In one study from Harvard Medical School, researchers found, as expected, much of the deceleration between 2009 and 2011 was driven by the recession, which caused many to lose employer-sponsored health insurance. That led many to seek less care and pay for what care they did receive out of pocket, while shifting some of the cost of the uninsured onto group plans. But the authors found that although Americans paid more out of pocket for their care, the costs of that care grew more slowly than it had previously.
A separate Harvard study found that the lower spending growth trend, amounting to $514 billion or 16 percent less than CMS actuaries predicted for years 2003 through 2012, began well before the recession, such that job market factors and government payment cuts could only account for 45 percent of the savings. They determined if certain factors continue — reduced drug and imaging technology development paired with higher efficiency and patient cost-sharing — government healthcare spending over the next 10 years could be $770 billion less than current predictions.

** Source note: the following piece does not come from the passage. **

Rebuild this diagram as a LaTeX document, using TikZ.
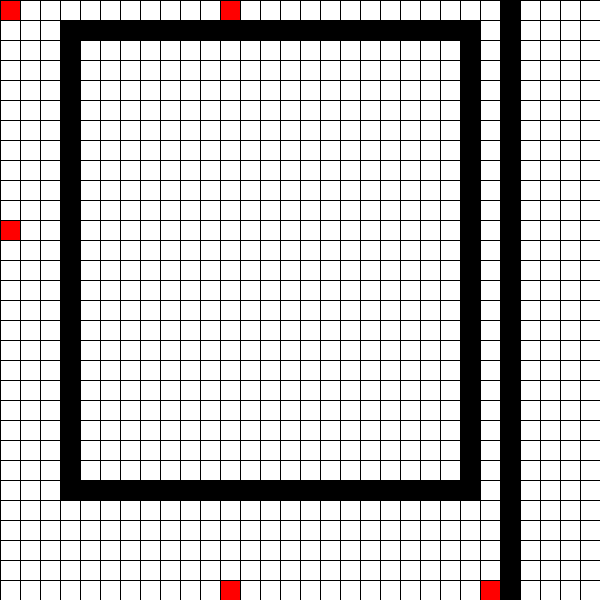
\documentclass[tikz,border=0pt]{standalone}
\begin{document}
\begin{tikzpicture}[x=1cm,y=-1cm]
\useasboundingbox (0,0) rectangle (30,30);

% walls
\fill (3,1) rectangle (24,2);
\fill (3,24) rectangle (24,25);
\fill (3,1) rectangle (4,25);
\fill (23,1) rectangle (24,25);
\fill (25,0) rectangle (26,30);

% red cells
\foreach \x/\y in {0/0, 11/0, 0/11, 11/29, 24/29}
  \fill[red] (\x,\y) rectangle (\x+1,\y+1);

% grid
\draw[line width=0.04cm] (0,0) grid (30,30);
\end{tikzpicture}
\end{document}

Some skeptics say the data is not proof the problem with healthcare cost inflation is near a fix. A report co-authored by the Kaiser Family Foundation, Temple University and the Altarum Institute released last month found economic inflation and growth has explained 85 percent of healthcare spending growth since 1965. The authors estimated the economic downturn was 77 percent responsible for the latest slowdown, and they expressed doubt the change would be permanent.